### REQUIREMENT:
Take the lines of the data below from the very first through the line containing "12.6, 10.6, 18.3, 14.85, 12.8, 9.2];" and output them exactly, pictures excluded.
## Begin DATA LINES
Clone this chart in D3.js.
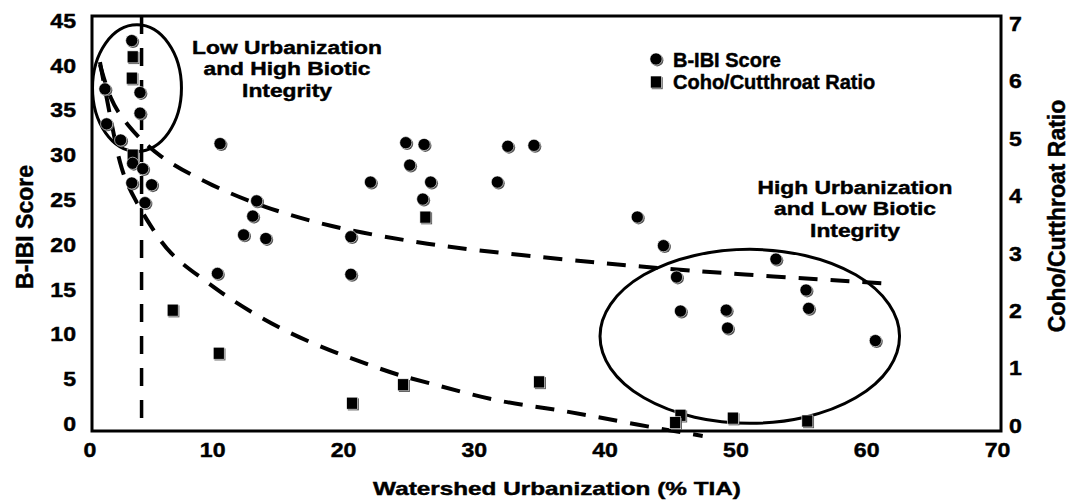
<!DOCTYPE html>
<html>
<head>
<meta charset="utf-8">
<script src="https://cdn.jsdelivr.net/npm/d3@7"></script>
<style>
body { margin: 0; background: #fff; }
text { font-family: "Liberation Sans", Arial, sans-serif; font-weight: bold; fill: #000; stroke: #000; stroke-width: 0.45px; }
</style>
</head>
<body>
<div id="chart"></div>
<script>
// B-IBI score, left axis
var bibiX = [3.85, 4.48, 4.48, 1.80, 1.93, 3.0, 3.92, 4.69, 3.85, 5.37, 4.86, 10.6, 13.4, 13.1, 12.4, 14.1,
    20.6, 10.4, 20.6, 22.1, 24.8, 26.2, 25.1, 26.7, 26.1, 32.6, 34.6, 31.8, 42.5, 44.5, 45.5, 45.8,
    49.3, 49.4, 53.1, 55.4, 55.6, 60.7];
var bibiY = [42.7, 36.9, 34.6, 37.3, 33.4, 31.6, 29.0, 28.4, 26.8, 26.6, 24.6, 31.2, 24.8, 23.1, 21.0, 20.6,
    20.8, 16.7, 16.6, 26.9, 31.3, 31.1, 28.8, 26.9, 25.0, 30.9, 31.0, 26.9, 23.0, 19.8, 16.3, 12.5,
    12.6, 10.6, 18.3, 14.85, 12.8, 9.2];

// coho/cutthroat ratio, right axis
var ratioX = [3.92, 3.85, 3.92, 6.98, 10.5, 24.6, 20.7, 26.3, 35.0, 45.8, 45.4, 49.8, 55.5];
var ratioY = [6.41, 6.04, 4.70, 2.00, 1.25, 0.70, 0.38, 3.62, 0.75, 0.17, 0.04, 0.12, 0.07];

// trend lines
var bibiFitX = [1.42, 2.19, 3.33, 5.78, 10.1, 13.9, 19.0, 25.0, 29.9, 37.4, 42.3, 50.2, 61.3];
var bibiFitY = [40.0, 36.1, 33.5, 29.7, 26.4, 24.1, 21.9, 20.3, 19.3, 18.2, 17.5, 16.6, 15.6];
var ratioFitX = [1.42, 1.88, 2.34, 3.03, 4.10, 5.24, 6.77, 9.07, 11.0, 13.1, 15.3, 17.6, 19.9, 22.2, 24.6, 27.0, 31.8, 36.8, 41.8, 47.5];
var ratioFitY = [6.32, 5.75, 5.22, 4.41, 3.92, 3.48, 2.96, 2.58, 2.25, 1.95, 1.67, 1.43, 1.22, 1.03, 0.84, 0.71, 0.40, 0.26, 0.03, -0.19];

var threshold = 4.6;
var xTicks = [0, 10, 20, 30, 40, 50, 60, 70];
var yTicks = [0, 5, 10, 15, 20, 25, 30, 35, 40, 45];
var y2Ticks = [0, 1, 2, 3, 4, 5, 6, 7];

var width = 1071, height = 503;
var x = d3.scaleLinear().domain([0, 70]).range([81.4, 997]);
var y = d3.scaleLinear().domain([0, 45]).range([423, 20]);
var y2 = d3.scaleLinear().domain([0, 7]).range([425, 23]);

var svg = d3.select("#chart").append("svg")
    .attr("width", width)
    .attr("height", height);

// widen text horizontally like the original
function stretch(sel, sx) {
    sel.each(function() {
        var t = d3.select(this);
        var tx = +t.attr("x") || 0, ty = +t.attr("y") || 0;
        t.attr("x", 0).attr("y", 0)
            .attr("transform", "translate(" + tx + "," + ty + ") scale(" + sx + ",1)");
    });
}

// frame
svg.append("rect")
    .attr("x", 92).attr("y", 16)
    .attr("width", 909).attr("height", 415)
    .style("fill", "none").style("stroke", "#000").style("stroke-width", 3);

// axes
var gx = svg.append("g")
    .attr("transform", "translate(0,431)")
    .call(d3.axisBottom(x).tickValues(xTicks).tickSize(0));
gx.select(".domain").remove();
gx.selectAll("text").attr("y", 26).attr("dy", null)
    .attr("x", function(d) { return d == 0 ? 8 : 0; })
    .style("font-size", "21px").style("font-family", null);
stretch(gx.selectAll("text"), 1.1);

var gy = svg.append("g")
    .attr("transform", "translate(92,0)")
    .call(d3.axisLeft(y).tickValues(yTicks).tickSize(0));
gy.select(".domain").remove();
gy.selectAll("text").attr("x", -16).attr("dy", "0.35em")
    .style("font-size", "21px").style("font-family", null);
stretch(gy.selectAll("text"), 1.1);

var gy2 = svg.append("g")
    .attr("transform", "translate(1001,0)")
    .call(d3.axisRight(y2).tickValues(y2Ticks).tickFormat(d3.format("d")).tickSize(0));
gy2.select(".domain").remove();
gy2.selectAll("text").attr("x", 8).attr("dy", "0.35em")
    .style("font-size", "21px").style("font-family", null);
stretch(gy2.selectAll("text"), 1.1);

// axis titles
var xt = svg.append("text")
    .attr("x", 557).attr("y", 495)
    .attr("text-anchor", "middle")
    .style("font-size", "19px")
    .text("Watershed Urbanization (% TIA)");
stretch(xt, 1.28);

svg.append("text")
    .attr("transform", "translate(33,227) rotate(-90)")
    .attr("text-anchor", "middle")
    .style("font-size", "23px")
    .text("B-IBI Score");

svg.append("text")
    .attr("transform", "translate(1065,216) rotate(-90)")
    .attr("text-anchor", "middle")
    .style("font-size", "23px")
    .text("Coho/Cutthroat Ratio");

// threshold line
svg.append("line")
    .attr("x1", x(threshold)).attr("x2", x(threshold))
    .attr("y1", 16).attr("y2", 431)
    .style("stroke", "#000").style("stroke-width", 3.5)
    .style("stroke-dasharray", "18,14");

// trend lines
var line1 = d3.line()
    .x(function(d) { return x(d[0]); })
    .y(function(d) { return y(d[1]); })
    .curve(d3.curveBasis);
var line2 = d3.line()
    .x(function(d) { return x(d[0]); })
    .y(function(d) { return y2(d[1]); })
    .curve(d3.curveBasis);

svg.append("path")
    .datum(d3.zip(bibiFitX, bibiFitY))
    .attr("d", line1)
    .style("fill", "none").style("stroke", "#000").style("stroke-width", 4)
    .style("stroke-dasharray", "19,13");
svg.append("path")
    .datum(d3.zip(ratioFitX, ratioFitY))
    .attr("d", line2)
    .style("fill", "none").style("stroke", "#000").style("stroke-width", 4)
    .style("stroke-dasharray", "19,13");

// ellipses round the two groups
svg.append("ellipse")
    .attr("cx", x(4.25)).attr("cy", y(37.4))
    .attr("rx", x(3.40) - x(0)).attr("ry", y(0) - y(7.07))
    .style("fill", "none").style("stroke", "#000").style("stroke-width", 3);
svg.append("ellipse")
    .attr("cx", x(51.1)).attr("cy", y(9.68))
    .attr("rx", x(11.45) - x(0)).attr("ry", y(0) - y(9.71))
    .style("fill", "none").style("stroke", "#000").style("stroke-width", 3);

// markers
function circleMark(g, cx, cy) {
    g.append("circle").attr("cx", cx + 1.2).attr("cy", cy + 1.2).attr("r", 6.2).style("fill", "#555");
    g.append("circle").attr("cx", cx).attr("cy", cy).attr("r", 6.1)
        .style("fill", "#000").style("stroke", "#fff").style("stroke-width", 0.6);
}
function squareMark(g, cx, cy) {
    g.append("rect").attr("x", cx - 5.5 + 1.2).attr("y", cy - 6 + 1.2)
        .attr("width", 11).attr("height", 12).style("fill", "#555");
    g.append("rect").attr("x", cx - 5.5).attr("y", cy - 6)
        .attr("width", 11).attr("height", 12)
        .style("fill", "#000").style("stroke", "#fff").style("stroke-width", 0.6);
}

var marks = svg.append("g");
ratioX.forEach(function(v, i) { squareMark(marks, x(v), y2(ratioY[i])); });
bibiX.forEach(function(v, i) { circleMark(marks, x(v), y(bibiY[i])); });

// legend
var lg = svg.append("g");
circleMark(lg, 656, 59);
squareMark(lg, 656, 82);
lg.selectAll(".lt")
    .data(["B-IBI Score", "Coho/Cutthroat Ratio"])
    .enter().append("text")
    .attr("x", 673)
    .attr("y", function(d, i) { return i == 0 ? 66.5 : 88.5; })
    .style("font-size", "20px")
    .text(function(d) { return d; });

// annotations
var lowText = ["Low Urbanization", "and High Biotic", "Integrity"];
var lt1 = svg.selectAll(".low")
    .data(lowText)
    .enter().append("text")
    .attr("x", 287)
    .attr("y", function(d, i) { return 53.5 + i * 21.5; })
    .attr("text-anchor", "middle")
    .style("font-size", "19px")
    .text(function(d) { return d; });
stretch(lt1, 1.2);

var highText = ["High Urbanization", "and Low Biotic", "Integrity"];
var lt2 = svg.selectAll(".high")
    .data(highText)
    .enter().append("text")
    .attr("x", 855)
    .attr("y", function(d, i) { return 193.5 + i * 21.5; })
    .attr("text-anchor", "middle")
    .style("font-size", "19px")
    .text(function(d) { return d; });
stretch(lt2, 1.2);
</script>
</body>
</html>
## End DATA LINES
### COMPLETED TASK:
Clone this chart in D3.js.
<!DOCTYPE html>
<html>
<head>
<meta charset="utf-8">
<script src="https://cdn.jsdelivr.net/npm/d3@7"></script>
<style>
body { margin: 0; background: #fff; }
text { font-family: "Liberation Sans", Arial, sans-serif; font-weight: bold; fill: #000; stroke: #000; stroke-width: 0.45px; }
</style>
</head>
<body>
<div id="chart"></div>
<script>
// B-IBI score, left axis
var bibiX = [3.85, 4.48, 4.48, 1.80, 1.93, 3.0, 3.92, 4.69, 3.85, 5.37, 4.86, 10.6, 13.4, 13.1, 12.4, 14.1,
    20.6, 10.4, 20.6, 22.1, 24.8, 26.2, 25.1, 26.7, 26.1, 32.6, 34.6, 31.8, 42.5, 44.5, 45.5, 45.8,
    49.3, 49.4, 53.1, 55.4, 55.6, 60.7];
var bibiY = [42.7, 36.9, 34.6, 37.3, 33.4, 31.6, 29.0, 28.4, 26.8, 26.6, 24.6, 31.2, 24.8, 23.1, 21.0, 20.6,
    20.8, 16.7, 16.6, 26.9, 31.3, 31.1, 28.8, 26.9, 25.0, 30.9, 31.0, 26.9, 23.0, 19.8, 16.3, 12.5,
    12.6, 10.6, 18.3, 14.85, 12.8, 9.2];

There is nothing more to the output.